A group of researchers from the Institute of Astronomy at the University of Tokyo has combined specific observations from radar and optical telescopes to learn more about the so-called interplanetary dust falls to Earth every day. This dust is essentially an untold number of small faint meteors, discarded remnants of asteroids and comets that pass by the Earth.
Both radar and optical observations of meteors are important to understand the size distribution of the interplanetary dust. The radar spotted them, and the telescope collected useful information, such as mass and composition. By investigating the size and composition of the interplanetary dust, astronomers can indirectly investigate the activity and makeup of the parent bodies.
“When in space, interplanetary dust is practically invisible.

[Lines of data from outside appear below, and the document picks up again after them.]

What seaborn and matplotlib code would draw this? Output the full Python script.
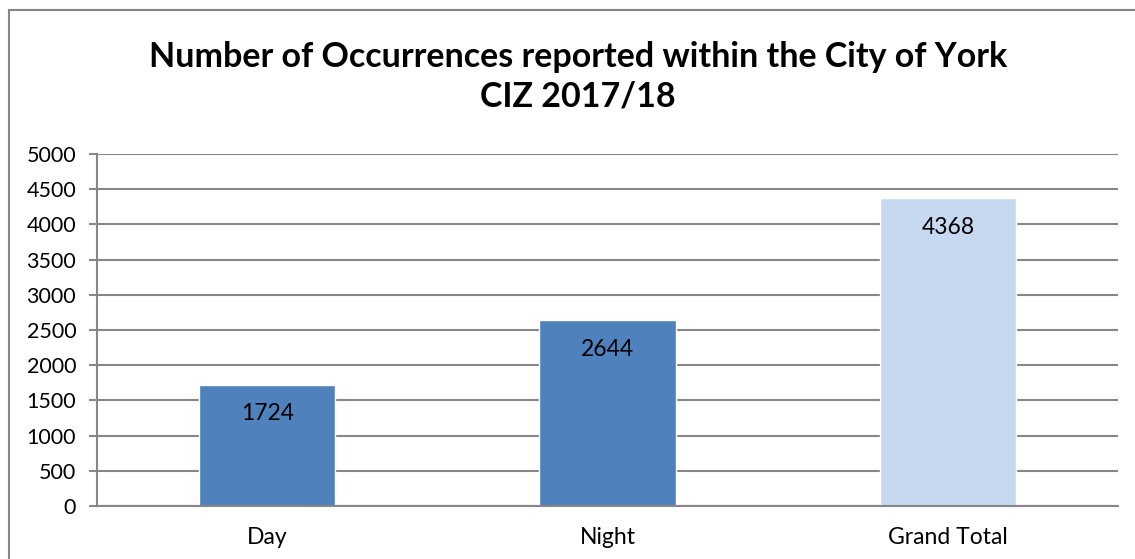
import matplotlib
matplotlib.use("Agg")
import matplotlib.pyplot as plt
import seaborn as sns
import numpy as np
import pandas as pd
from matplotlib.patches import Rectangle

# data
categories = ["Day", "Night", "Grand Total"]
values = [1724, 2644, 4368]
bar_colors = ["#4F81BD", "#4F81BD", "#C6D9F1"]
title = "Number of Occurrences reported within the City of York\nCIZ 2017/18"

sns.set_style("white")
plt.rcParams['font.family'] = ['Lato', 'DejaVu Sans']

W, H = 1135, 559
fig = plt.figure(figsize=(W / 100, H / 100), dpi=100)
ax = fig.add_axes([97 / W, (H - 506) / H, (1118 - 97) / W, (506 - 154) / H])

df = pd.DataFrame({"cat": categories, "val": values})
sns.barplot(data=df, x="cat", y="val", hue="cat", palette=bar_colors,
            width=0.4, ax=ax, legend=False, saturation=1, zorder=3)

grid_c = "#878787"
ax.set_ylim(0, 5000)
ax.set_xlim(-0.5, 2.5)
ax.set_yticks(np.arange(0, 5001, 500))
ax.yaxis.grid(True, color=grid_c, linewidth=1.5, zorder=0)
ax.set_axisbelow(True)
for s in ["top", "right"]:
    ax.spines[s].set_visible(False)
for s in ["left", "bottom"]:
    ax.spines[s].set_color(grid_c)
    ax.spines[s].set_linewidth(1.5)
ax.spines["bottom"].set_zorder(4)

# category labels centered, tick marks at boundaries
ax.set_xticks([0, 1, 2])
ax.set_xticklabels(categories)
ax.tick_params(axis="x", length=0, pad=15, labelsize=16.5, labelcolor="black")
ax.set_xticks([-0.5, 0.5, 1.5, 2.5], minor=True)
ax.tick_params(axis="x", which="minor", length=6, width=1.5, color=grid_c, direction="out")
ax.tick_params(axis="y", length=6, width=1.5, color=grid_c, pad=9, labelsize=15.5,
               left=True, labelcolor="black")
ax.set_xlabel("")
ax.set_ylabel("")

for i, v in enumerate(values):
    ax.annotate(str(v), (i, v), xytext=(0, -21), textcoords="offset points",
                ha="center", va="center", fontsize=16.5, color="black")

fig.text(578 / W, 1 - 77 / H, title, ha="center", va="center", color="black",
         fontsize=24.5, fontweight="bold", linespacing=1.3)

# outer chart frame (left and top visible)
fig.add_artist(Rectangle((8.5 / W, -0.05), 1.2, 1 - 9.5 / H + 0.05,
                         transform=fig.transFigure, fill=False,
                         edgecolor="#868686", linewidth=1.5))

fig.savefig("out.png", dpi=100)
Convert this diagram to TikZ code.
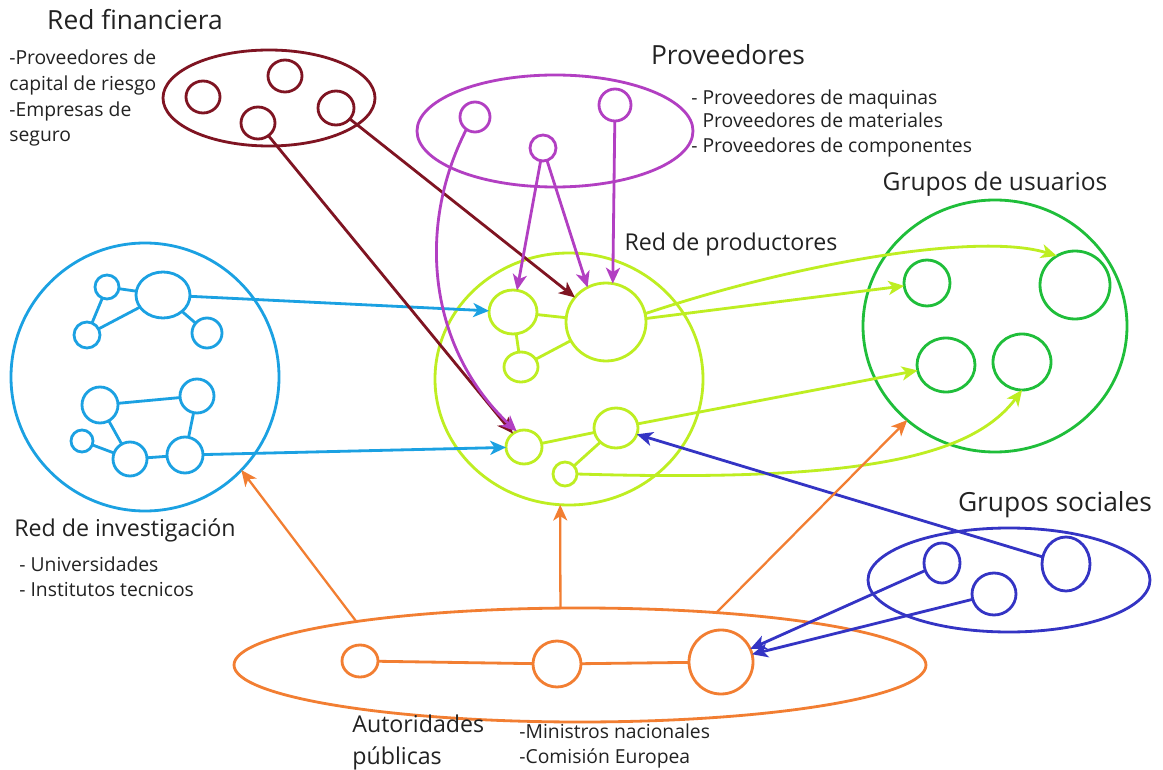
\documentclass[tikz,border=0pt]{standalone}
\usepackage{fontspec}
\setmainfont{Open Sans}
\usetikzlibrary{shapes.geometric,arrows.meta}
\definecolor{cRF}{HTML}{7F1422}
\definecolor{cPV}{HTML}{B23FC2}
\definecolor{cRI}{HTML}{1BA1E2}
\definecolor{cRP}{HTML}{BEEE22}
\definecolor{cGU}{HTML}{1FBE3A}
\definecolor{cGS}{HTML}{3434C4}
\definecolor{cAP}{HTML}{F27E32}
\definecolor{txt}{HTML}{222222}
\newcommand\El[5]{\node[ell,#5,minimum width=#3*0.02cm,minimum height=#4*0.02cm] (#1) at #2 {};}
\tikzset{
  ell/.style={ellipse,draw,line width=1.6pt,inner sep=0pt,outer sep=0pt,fill=none},
  conn/.style={line width=1.6pt},
  arr/.style={line width=1.6pt,-{Stealth[length=9pt,width=8pt,inset=2.5pt]}},
  big/.style={text=txt,font=\fontsize{15}{18}\selectfont,inner sep=0pt},
  mid/.style={text=txt,font=\fontsize{13.2}{16}\selectfont,inner sep=0pt},
  small/.style={text=txt,font=\fontsize{11}{13}\selectfont,inner sep=0pt,anchor=base west},
}
\begin{document}
\begin{tikzpicture}[x=0.02cm,y=-0.02cm]
\useasboundingbox[fill=white] (0,0) rectangle (1163,770);

% ---- Red financiera
\El{RF}{(269,98)}{212}{96}{cRF}
\El{rf1}{(203,97)}{34}{32}{cRF}
\El{rf2}{(285,76)}{34}{32}{cRF}
\El{rf3}{(258,123)}{34}{32}{cRF}
\El{rf4}{(336,108)}{36}{34}{cRF}

% ---- Proveedores
\El{PV}{(555,131)}{276}{112}{cPV}
\El{pv1}{(475,117)}{30}{30}{cPV}
\El{pv2}{(543,148)}{26}{26}{cPV}
\El{pv3}{(615,105)}{32}{32}{cPV}

% ---- Red de investigacion
\El{RI}{(145,377)}{268}{268}{cRI}
\El{ri1}{(107,287)}{24}{24}{cRI}
\El{ri2}{(163,295)}{54}{46}{cRI}
\El{ri3}{(87,335)}{26}{26}{cRI}
\El{ri4}{(207,333)}{30}{30}{cRI}
\El{ri5}{(100,405)}{36}{36}{cRI}
\El{ri6}{(197,396)}{34}{34}{cRI}
\El{ri7}{(82,441)}{22}{22}{cRI}
\El{ri8}{(130,459)}{34}{34}{cRI}
\El{ri9}{(185,455)}{36}{36}{cRI}
\draw[conn,cRI] (ri1) -- (ri2);
\draw[conn,cRI] (ri1) -- (ri3);
\draw[conn,cRI] (ri3) -- (ri2);
\draw[conn,cRI] (ri2) -- (ri4);
\draw[conn,cRI] (ri5) -- (ri6);
\draw[conn,cRI] (ri6) -- (ri9);
\draw[conn,cRI] (ri5) -- (ri8);
\draw[conn,cRI] (ri7) -- (ri8);
\draw[conn,cRI] (ri8) -- (ri9);

% ---- Red de productores
\El{RP}{(569,379)}{268}{252}{cRP}
\El{A}{(513,312)}{48}{44}{cRP}
\El{B}{(606,322)}{80}{78}{cRP}
\El{C}{(521,367)}{34}{30}{cRP}
\El{D}{(616,428)}{44}{40}{cRP}
\El{E}{(524,447)}{36}{34}{cRP}
\El{F}{(565,474)}{24}{24}{cRP}
\draw[conn,cRP] (A) -- (B);
\draw[conn,cRP] (A) -- (C);
\draw[conn,cRP] (C) -- (B);
\draw[conn,cRP] (E) -- (D);
\draw[conn,cRP] (F) -- (D);

% ---- Grupos de usuarios
\El{GU}{(995,326)}{264}{252}{cGU}
\El{gu1}{(927,283)}{46}{46}{cGU}
\El{gu2}{(1075,285)}{70}{68}{cGU}
\El{gu3}{(946,365)}{58}{54}{cGU}
\El{gu4}{(1022,362)}{58}{56}{cGU}

% ---- Grupos sociales
\El{GS}{(1009,580)}{282}{104}{cGS}
\El{gs1}{(942,563)}{36}{40}{cGS}
\El{gs2}{(994,594)}{44}{42}{cGS}
\El{gs3}{(1066,564)}{48}{54}{cGS}

% ---- Autoridades publicas
\El{AP}{(580,665)}{692}{114}{cAP}
\El{ap1}{(360,661)}{36}{32}{cAP}
\El{ap2}{(557,664)}{48}{46}{cAP}
\El{ap3}{(721,662)}{64}{64}{cAP}
\draw[conn,cAP] (ap1) -- (ap2);
\draw[conn,cAP] (ap2) -- (ap3);

% ---- arrows
\draw[arr,cRI] (ri2) -- (A);
\draw[arr,cRI] (ri9) -- (E);
\draw[arr,cRF] (rf3) -- (E);
\draw[arr,cRF] (rf4) -- (B);
\draw[arr,cPV] (pv2) -- (A);
\draw[arr,cPV] (pv2) -- (B.118);
\draw[arr,cPV] (pv3) -- (B.80);
\draw[arr,cPV] (pv1.235) .. controls (415,230) and (430,350) .. (E.115);
\draw[arr,cRP] (B.12) .. controls (800,262) and (980,232) .. (gu2.122);
\draw[arr,cRP] (B.5) -- (gu1);
\draw[arr,cRP] (D) -- (gu3);
\draw[arr,cRP] (F.east) .. controls (850,482) and (970,460) .. (gu4.south);
\draw[arr,cGS] (gs3) -- (D);
\draw[arr,cGS] (gs1) -- (ap3);
\draw[arr,cGS] (gs2) -- (ap3);
\draw[arr,cAP,line width=1.3pt] (AP.169) -- (RI.316);
\draw[arr,cAP,line width=1.3pt] (AP.109) -- (RP.266);
\draw[arr,cAP,line width=1.3pt] (AP.21) -- (GU.227);

% ---- texts
\node[big] (tRF) at (135,20) {Red financiera};
\node[small] (dRF1) at (9,65) {-Proveedores de};
\node[small] (dRF2) at (9,91) {capital de riesgo};
\node[small] (dRF3) at (9,117) {-Empresas de};
\node[small] (dRF4) at (9,142) {seguro};
\node[big] (tPV) at (728,55) {Proveedores};
\node[small] (dPV1) at (691,105) {- Proveedores de maquinas};
\node[small] (dPV2) at (691,128) {\phantom{- }Proveedores de materiales};
\node[small] (dPV3) at (691,153) {- Proveedores de componentes};
\node[big,font=\fontsize{14}{17}\selectfont] (tGU) at (995,184) {Grupos de usuarios};
\node[mid] (tRP) at (731,244) {Red de productores};
\node[mid] (tRI) at (125,530) {Red de investigación};
\node[small] (dRI1) at (19,571) {- Universidades};
\node[small] (dRI2) at (19,596) {- Institutos tecnicos};
\node[big] (tGS) at (1055,505) {Grupos sociales};
\node[mid,anchor=base west] (tAP1) at (352,732) {Autoridades};
\node[mid,anchor=base west] (tAP2) at (352,764) {públicas};
\node[small] (dAP1) at (519,738) {-Ministros nacionales};
\node[small] (dAP2) at (519,763) {-Comisión Europea};
\end{tikzpicture}
\end{document}
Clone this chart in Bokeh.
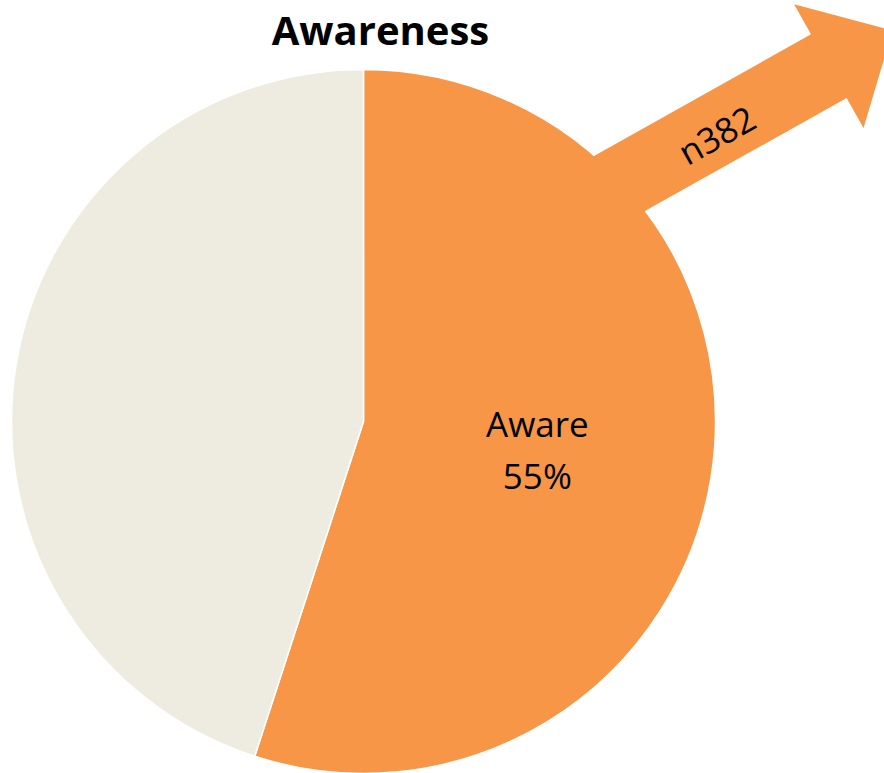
import math
import numpy as np
from bokeh.plotting import figure
from bokeh.models import Range1d, ColumnDataSource
from bokeh.core.properties import value
from bokeh.embed import file_html
from bokeh.resources import INLINE

# ---- data ----
categories = ["Aware", "Not aware"]
shares = [55, 45]
colors = ["#F79646", "#EEECE1"]
title_text = "Awareness"
sample_label = "n382"

W, H = 884, 773
p = figure(width=W, height=H, output_backend="svg", toolbar_location=None,
           x_range=Range1d(0, W), y_range=Range1d(0, H), min_border=0)
p.axis.visible = False
p.grid.visible = False
p.outline_line_color = None
p.background_fill_color = "white"
p.border_fill_color = "white"

# pie geometry
cx, cy, R = 363, 352, 352
tot = sum(shares)
fr = np.array(shares) / tot
# Aware goes clockwise from 12 o'clock
start_top = math.pi / 2
ends = []
starts = []
cur = start_top
for f in fr:
    nxt = cur - f * 2 * math.pi
    starts.append(nxt)
    ends.append(cur)
    cur = nxt
src = ColumnDataSource(dict(start=starts, end=ends, color=colors, cat=categories))
p.wedge(x=cx, y=cy, radius=R, start_angle="start", end_angle="end",
        fill_color="color", line_color="white", line_width=1.5, source=src)

# arrow (decoration)
tail = (560, 557)
tip = (892, 743)
shaft_hw, head_hw, head_len = 36.5, 71, 73
ang = math.atan2(tip[1] - tail[1], tip[0] - tail[0])
L = math.hypot(tip[0] - tail[0], tip[1] - tail[1])
ux, uy = math.cos(ang), math.sin(ang)
nx, ny = -uy, ux
def pt(t, s):
    return (tail[0] + ux * t + nx * s, tail[1] + uy * t + ny * s)
poly = [pt(0, shaft_hw), pt(L - head_len, shaft_hw), pt(L - head_len, head_hw),
        pt(L, 0), pt(L - head_len, -head_hw), pt(L - head_len, -shaft_hw), pt(0, -shaft_hw)]
p.patch([q[0] for q in poly], [q[1] for q in poly], fill_color=colors[0], line_color=None)

# n382 label on arrow
lx, ly = 716, H - 134
p.text(x=[lx], y=[ly], text=[sample_label], angle=ang, text_align="center",
       text_baseline="middle", text_font=value("Open Sans"), text_font_size="35px",
       text_color="black")

# slice label
mid = (starts[0] + ends[0]) / 2
tx = cx + 0.5 * R * math.cos(mid)
ty = cy + 0.5 * R * math.sin(mid)
p.text(x=[tx], y=[ty], text=[categories[0]], y_offset=-26, text_align="center",
       text_baseline="middle", text_font=value("Open Sans"), text_font_size="35px",
       text_color="black")
p.text(x=[tx], y=[ty], text=[f"{shares[0]}%"], y_offset=26, text_align="center",
       text_baseline="middle", text_font=value("Open Sans"), text_font_size="35px",
       text_color="black")

# title
p.text(x=[380], y=[H - 1], text=[title_text], text_align="center",
       text_baseline="top", text_font=value("Open Sans"), text_font_style="bold",
       text_font_size="40px", text_color="black")

open("out.html", "w").write(file_html(p, INLINE))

However, around 1,000 kilograms falls to Earth every day in the form of tiny meteors, which appear as bright streaks in the night sky,” said astronomer Ryou Ohsawa. “We can observe these with ground-based radar and optical instruments. Radar is useful as it can cover wide areas and gather vast readings, but optical telescopes can give more detailed information useful for our studies. So we set out to bridge this gap to boost our observational capacity.”
The combination of the two techniques was fundamental to obtain a statistically significant result. Ground-based radar is very good at detecting the motion of meteors, but it does not reveal much information about the mass or composition of the meteors. In contrast, optical telescopes and sensors are ideal for collecting those details based on the light given off by falling meteors due to interaction with the atmosphere. But, telescopes have a limited field of view and until.
The first observation was carried out in 2009-2010 using Middle and Upper Atmosphere Radar (MU radar) and an image-intensified CCD camera. And the second observation was carried out in 2018 using the MU radar CMOS camera, Tomo-e Gozen, mounted to the 1.05-meter Kiso Schmidt Telescope. The two instruments are 173 kilometers (107 miles) apart, which is important for the researchers: the closer the facilities, the more accurately the data from them can be correlated. The radar points directly upward, while the Kiso telescope can be angled and was aimed 100 kilometers (62 miles) above the radar site.
Of all the meteors observed, 228 were seen with both radar and optical telescope – was enough to derive a statistically reliable relationship to connect the two instruments. “Data analysis was laborious,” said Ohsawa. “A sensitive instrument called the Tomo-e Gozen wide-field camera mounted to the Kiso telescope captured over a million images a night. This is too much for us to analyze manually, so we developed software to automatically recognize faint meteors.”
“From what we’ve learned here, we hope to extend this project and begin using radar to investigate the composition of meteors. This could help astronomers explore comets and aspects of solar system evolution like never before.”